Clarification around reimbursed expenses

There has been some confusion around this aspect of the rules. Firstly, reimbursed expenses means a cost that your employee has paid for that you later give them back. Things like company credit card payments don’t count because the employee is not involved in the interaction.

For eligibility under R&D tax credit schemes, the cost must pay for something that is intrinsically part of the R&D project. Travel and subsistence costs are back on the agenda; benefits-in-kind, daily commute and training are not.

Confusion has arisen because HMRC have made changes to their guidance on reimbursement as qualifying expenditure under R&D tax credit schemes. The first 2009 guidance clearly allowed for employee expenses to be included. An amendment to the rules in 2014 changed the definition of staffing costs, which then referred solely to contractual costs. This excluded employee travel and subsistence expenditure.

In October 2016 this was changed back to the original inclusive definition in a change to HMRC’s online manual for the administration of R&D Tax Relief. Unfortunately, the absence of a retraction left some confusion. This was then resolved in July 2017, when HMRC announced way for companies to claim for the staff costs they excluded from R&D tax relief claims during the 2014-16 period.

Now the main areas of employee travel and subsistence are clearly included as allowable costs for an R&D tax credit claim. This does not include training, benefits-in-kind or commuting costs to and from their workplace. This is background that may not be absolutely necessary.

What about subcontractors?

There are two different sets of rules for subcontractors for the separate RDEC and SME schemes:

  • SMEs and subcontractor costs
    SMEs are entitled to claim for 65% of their subcontractor costs that are spent working on R&D projects.
  • RDEC and subcontractor costs
    There are more stringent rules around the type of subcontractor for those applying under the RDEC scheme. The subcontractor must be a health organisation, academic institution, charity or scientific research body an individual or a partnership of individuals in order for you to be able to claim their R&D work as an allowable expense. The good news is that you can claim for 100% of your subcontractor costs.
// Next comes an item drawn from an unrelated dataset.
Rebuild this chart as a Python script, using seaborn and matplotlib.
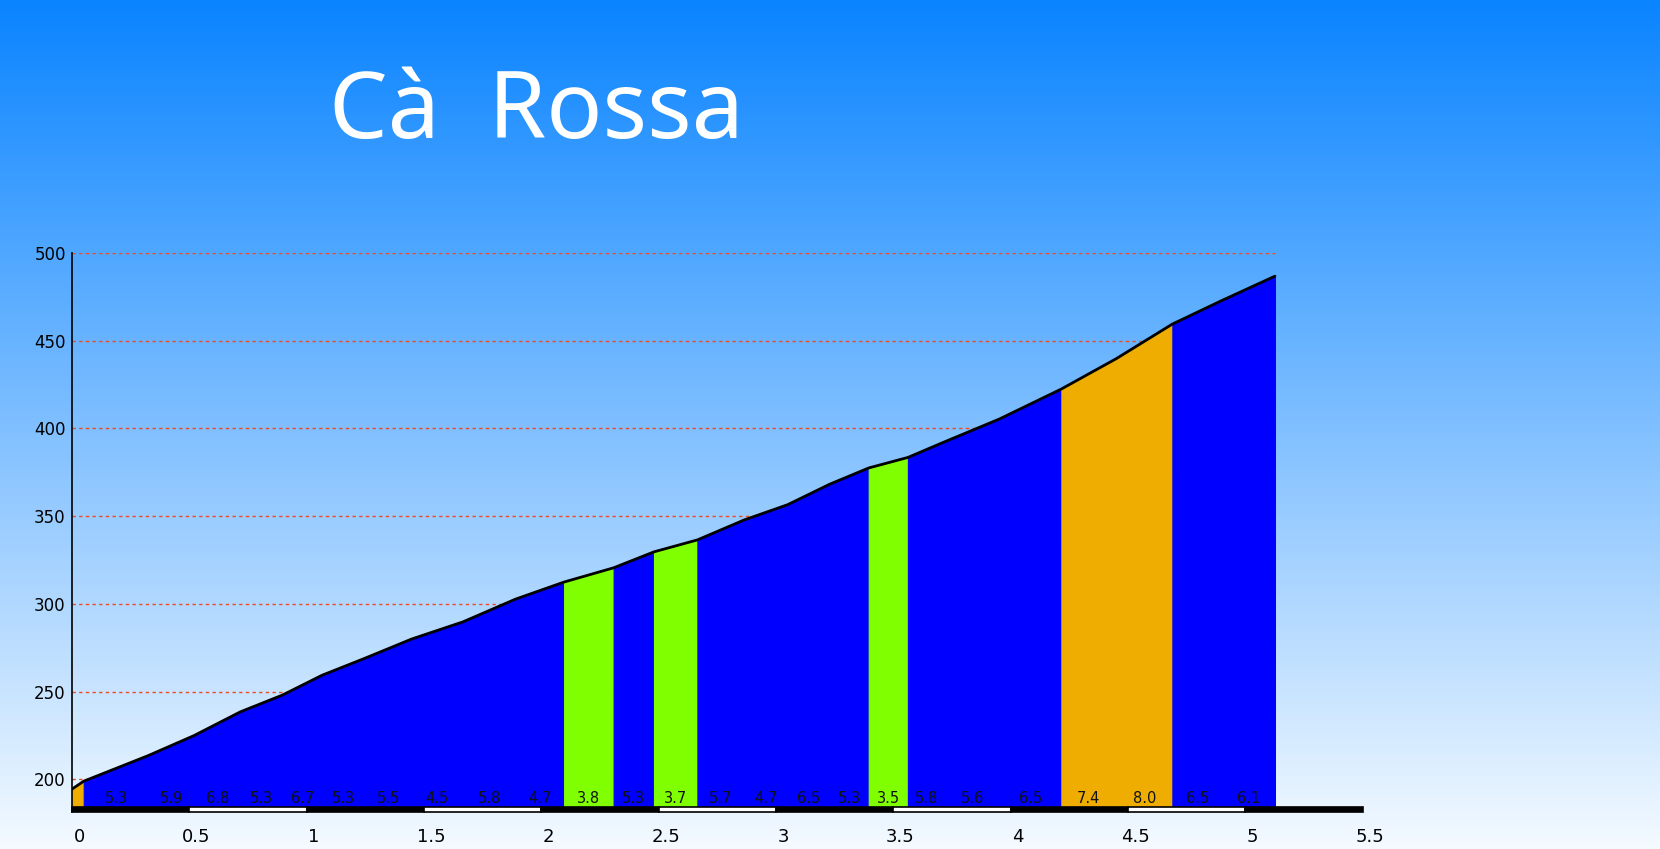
import numpy as np
import matplotlib
matplotlib.use('Agg')
import matplotlib.pyplot as plt
import matplotlib.transforms as mtransforms
from matplotlib.patches import Rectangle
import seaborn as sns

title = 'Cà  Rossa'

# segment boundaries (km) and elevation (m)
km = [0.0, 0.05, 0.325, 0.52, 0.717, 0.897, 1.066, 1.247, 1.447, 1.666, 1.889,
      2.097, 2.308, 2.48, 2.665, 2.863, 3.05, 3.228, 3.395, 3.562, 3.722,
      3.952, 4.216, 4.45, 4.689, 4.901, 5.126]
elev = [194.5, 199.0, 213.6, 225.0, 238.5, 248.1, 259.4, 269.0, 280.0, 289.8, 302.7,
        312.5, 320.6, 329.7, 336.5, 347.8, 356.6, 368.2, 377.5, 383.5, 392.6,
        405.4, 422.5, 439.8, 459.5, 473.0, 486.8]
# gradient (%) of each segment
grade = [9.0, 5.3, 5.9, 6.8, 5.3, 6.7, 5.3, 5.5, 4.5, 5.8, 4.7,
         3.8, 5.3, 3.7, 5.7, 4.7, 6.5, 5.3, 3.5, 5.8, 5.6,
         6.5, 7.4, 8.0, 6.5, 6.1]

y_ticks = [200, 250, 300, 350, 400, 450, 500]
x_ticks = [0, 0.5, 1, 1.5, 2, 2.5, 3, 3.5, 4, 4.5, 5, 5.5]
x_labels = ['0', '0.5', '1', '1.5', '2', '2.5', '3', '3.5', '4', '4.5', '5', '5.5']


def grade_color(g):
    if g < 4:
        return '#80FF00'
    if g >= 7:
        return '#EEAD00'
    return '#0000FF'


sns.set_style('white')
plt.rcParams['font.family'] = ['DejaVu Sans']

W, H = 1660, 849
fig = plt.figure(figsize=(W / 100, H / 100), dpi=100)

# background gradient
bg = fig.add_axes([0, 0, 1, 1], zorder=-5)
top = np.array([10, 132, 255]) / 255
bot = np.array([244, 250, 255]) / 255
t = np.linspace(0, 1, 256)[:, None]
grad = top[None, :] * (1 - t) + bot[None, :] * t
bg.imshow(grad[:, None, :], aspect='auto', extent=[0, 1, 0, 1])
bg.axis('off')

ax_top, ax_bot = 253, 812.3
ax_left, ax_right = 72, 1362.7
ax = fig.add_axes([ax_left / W, 1 - ax_bot / H, (ax_right - ax_left) / W, (ax_bot - ax_top) / H])
ax.set_facecolor('none')

ppu = 1.7548  # pixels per metre
ymin = 500 - (ax_bot - ax_top) / ppu
base = 500 - (807 - ax_top) / ppu
ax.set_xlim(0, 5.5)
ax.set_ylim(ymin, 500)

ax.hlines(y_ticks, 0, km[-1], colors='#F04A20', linestyles=(0, (2.4, 2.4)), lw=1, zorder=0)

for i in range(len(grade)):
    c = grade_color(grade[i])
    ax.fill_between([km[i], km[i + 1]], [base, base], [elev[i], elev[i + 1]],
                    facecolor=c, edgecolor=c, lw=0.8, zorder=2)
    if km[i + 1] - km[i] > 0.1:
        ax.text((km[i] + km[i + 1]) / 2, 500 - (798.7 - ax_top) / ppu, f'{grade[i]:.1f}',
                ha='center', va='center', fontsize=10.5, color='#111111', zorder=4)

sns.lineplot(x=km, y=elev, color='black', lw=2, sort=False, estimator=None, ax=ax, zorder=3)

# distance bar
for j in range(11):
    ax.add_patch(Rectangle((j * 0.5, ymin), 0.5, base - ymin,
                           facecolor='black' if j % 2 == 0 else 'white',
                           edgecolor='black', lw=1.2, zorder=3, clip_on=False))

for s in ['top', 'right', 'bottom']:
    ax.spines[s].set_visible(False)
ax.spines['left'].set_color('black')
ax.spines['left'].set_linewidth(1.2)
ax.spines['left'].set_zorder(5)

ax.set_yticks(y_ticks)
ax.set_xticks(x_ticks)
ax.set_xticklabels(x_labels)
ax.tick_params(axis='y', length=0, pad=4.5, labelsize=12, colors='black')
ax.tick_params(axis='x', length=0, pad=11, labelsize=13, colors='black')
off = mtransforms.ScaledTranslation(7 / 100, 0, fig.dpi_scale_trans)
for lab in ax.get_xticklabels():
    lab.set_transform(lab.get_transform() + off)
ax.set_xlabel('')
ax.set_ylabel('')

fig.text(329 / W, 1 - 138 / H, title, fontsize=67, color='white', ha='left', va='baseline',
         family=['Noto Sans', 'DejaVu Sans'])

fig.savefig('out.png', dpi=100)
For both schemes, the work being done by the subcontractor need only be defined as part of the overall projects, not necessarily R&D in and of itself. Also, your subcontractor isn’t required to be a British resident, nor does the work itself have to be done in the British Isles.

There are further factors which are taken into consideration by HMRC when they are looking at the subcontractor-contractor relationship. These include:

  • You own the intellectual property of your R&D innovation.
  • You are taking the risk of the project’s failure. Ie: your subcontractor is paid regardless of the project’s outcome.
  • Your subcontractor works to the specifics that you have provided.
  • How much you control how the subcontractor deals with the uncertainties of the project.

Externally Provided Workers

This is the umbrella term for your employees that you have sourced from an agency. Their contract of employment and their pay all go through an agency, rather than directly through your company. You can claim for the time they spend working on your R&D projects whilst under your direction.

Providing evidence of staff costs

It’s a great idea to have your record system set up at the start of your R&D project. Then you can log the amount of time your staff spend working on R&D directly and when it comes to making a claim, it’s all there ready. HMRC do not prescribe a format for this to be done on as what works smoothly for you might be a time-consuming nightmare for another company.

Which costs do not qualify for R&D tax credits?

Costs not allowable for an R&D Tax Credit claim:

  • Production costs of a new product

  • Legal costs

  • Marketing and advertising

  • Sourcing funding

  • Market research

This is not an exhaustive list, but a good place to start ruling things out.